• U.S.

Now It’s Your Turn

4 minute read
Josh Quittner

Back in the spring, I wrote about the travails of installing the free operating system Linux. Since then, I’ve got e-mail daily from folks who want to know how it’s going; in their way, Linux’s adherents are as evangelical as any member of the orthodox Macintosh religion. Others–who, I guess, didn’t read between my lines–wanted to know if they should use Linux instead of Windows or the Mac’s operating system. That second question is far easier to answer than the first: for most of the laypeople who read this column, if you have to ask, don’t install Linux. It’s not for you.

Linux and the open-source movement that spawned it are among the most exciting and important things going on in the software world today. But the setup is just too complex for the average person. A few weeks after my column ran, I had to swap the PC I was using for another one that didn’t have Linux, and I still couldn’t install the version from Red Hat without tech support.

So I tried another flavor of the operating system, Open Linux 2.2, sold by Caldera Systems ($69). It comes with an application called Partition Magic, which is supposed to make it easier to run both Linux and Windows on the same hard drive. I was up and running in half an hour–but when I rebooted my system, I was unable to launch Linux, apparently because my hard drive is too big. (Don’t ask. I consulted a long-time Linux user for help, and even he couldn’t figure it out.) Since Caldera doesn’t offer free phone support, I sent e-mail to the help desk; weeks went by with no answer. I have since given up. That’s a shame, because once it was running, Linux lived up to its hype. It never crashed, though it did look at me funny once or twice.

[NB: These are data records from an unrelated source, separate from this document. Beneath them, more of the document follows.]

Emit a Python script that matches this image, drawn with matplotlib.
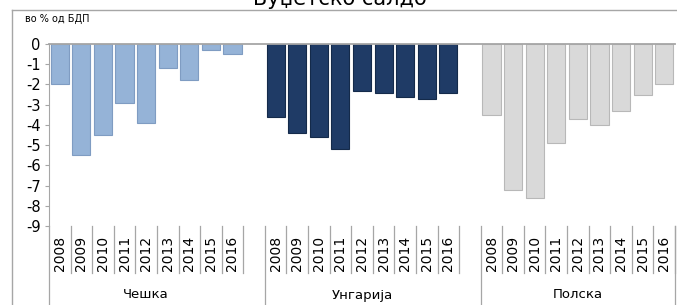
import matplotlib.pyplot as plt
import numpy as np
from matplotlib.lines import Line2D

years = ['2008', '2009', '2010', '2011', '2012', '2013', '2014', '2015', '2016']
countries = ['Чешка', 'Унгарија', 'Полска']
czech = [-2.0, -5.5, -4.5, -2.9, -3.9, -1.2, -1.8, -0.3, -0.5]
hungary = [-3.6, -4.4, -4.6, -5.2, -2.3, -2.4, -2.6, -2.7, -2.4]
poland = [-3.5, -7.2, -7.6, -4.9, -3.7, -4.0, -3.3, -2.5, -2.0]
colors = ['#95B3D7', '#1F3B66', '#D9D9D9']
edges = ['#7F9CC2', '#142A4A', '#B8B8B8']

W, H = 677, 305
fig = plt.figure(figsize=(W / 100, H / 100), dpi=100)
plt.rcParams['font.family'] = ['DejaVu Sans']

# axes placed in pixel terms
left, right, top, bottom = 49, 675, 44, 226
ax = fig.add_axes([left / W, 1 - bottom / H, (right - left) / W, (bottom - top) / H])

n = len(years)
gray = '#A6A6A6'
for g, vals in enumerate([czech, hungary, poland]):
    x = np.arange(n) + g * (n + 1)
    ax.bar(x, vals, width=0.84, color=colors[g], edgecolor=edges[g], linewidth=0.8, zorder=2)

ax.set_xlim(-0.5, 3 * n + 2 - 0.5)
ax.set_ylim(-9, 0)
ax.set_yticks(np.arange(0, -10, -1))
ax.set_yticklabels([str(v) for v in range(0, -10, -1)], fontsize=10.5)
ax.tick_params(axis='y', length=3, color=gray, pad=3)
ax.set_xticks([])
for s in ['top', 'right', 'bottom']:
    ax.spines[s].set_visible(False)
ax.spines['left'].set_color(gray)
ax.axhline(0, color=gray, linewidth=1.3, zorder=5, clip_on=False)

# category area below the plot
tr = ax.get_xaxis_transform()
ph = bottom - top
def fy(p):
    return (bottom - p) / ph

for g in range(3):
    x0 = g * (n + 1)
    for i, yr in enumerate(years):
        ax.text(x0 + i, fy(236), yr, transform=tr, rotation=90, ha='center', va='top',
                fontsize=10, clip_on=False)
    for i in range(1, n + 1):
        ax.add_line(Line2D([x0 + i - 0.5] * 2, [fy(226), fy(273)], transform=tr,
                           color=gray, linewidth=0.9, clip_on=False))
    ax.add_line(Line2D([x0 - 0.5] * 2, [fy(226), fy(305)], transform=tr,
                       color=gray, linewidth=0.9, clip_on=False))
    ax.text(x0 + (n - 1) / 2, fy(295), countries[g], transform=tr, ha='center', va='center',
            fontsize=9.5, clip_on=False)
ax.add_line(Line2D([3 * n + 1.5] * 2, [fy(226), fy(305)], transform=tr,
                   color=gray, linewidth=0.9, clip_on=False))

# chart border and texts
fig.add_artist(Line2D([12 / W, 12 / W], [0, 1 - 10 / H], color=gray, linewidth=1.0))
fig.add_artist(Line2D([12 / W, 1], [1 - 10 / H, 1 - 10 / H], color=gray, linewidth=1.0))
fig.text(25 / W, 1 - 19 / H, 'во % од БДП', fontsize=7, va='center', ha='left')
fig.text(340 / W, 1 + 1 / H, 'Буџетско салдо', fontsize=15, va='center', ha='center')

fig.savefig('out.png', dpi=100)
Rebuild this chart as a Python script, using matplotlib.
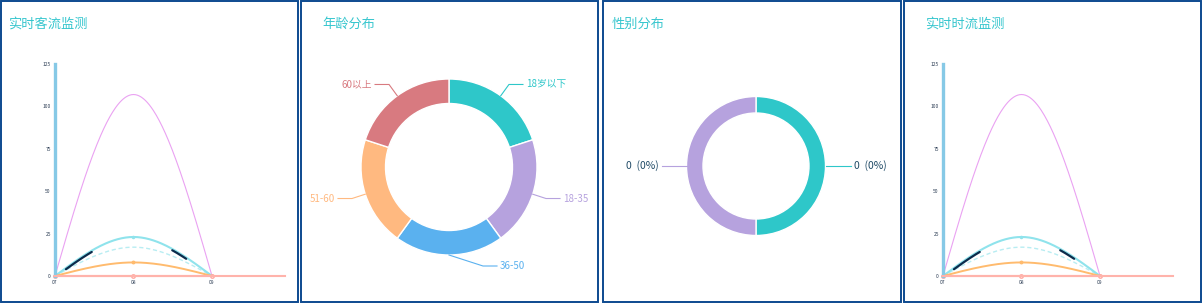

So did a number of TIME readers after my July 5 column about PictureCD, a Kodak service that converts 35-mm and APS film to images that come on a CD-ROM, complete with easy-to-use editing software. I got mail from lots of people who want to know whether PictureCD also does slides. Not yet, I’m told. For now, Kodak fans can try PhotoCD, a more expensive service that requires the user to supply his or her own editing software.

Here’s another solution that I should have mentioned: Seattle Filmworks www.seattlefilmworks.com) which provides a relatively inexpensive way to digitize your film. It too will put pictures on a disc and, even cooler, will post them on a private website whose address you can share with friends and family. Some might object to a mail-only (at least, outside the West Coast) operation–you have to send in your film, and the company returns it a week or so later. But the prices are competitive, and friends who’ve used the service swear by it. Best of all, Seattle Filmworks will digitize slide film–$15, plus shipping, for 36 exposures.

Finally, in the Oh-Bonehead-Me Department: in a column about “burning” your own CDs, I said you could compress CDs to the MP3 format (roughly a tenth the original size), then record the songs to a CD-R disc. But how would you play it? Answer: only on your computer. If you want to play MP3s in your CD player, you need to convert the tunes to .wav files–MusicMatch and Real.com’s software will do that–then burn them. The files, of course, will expand tenfold. So forget about squeezing 10 albums onto one CD.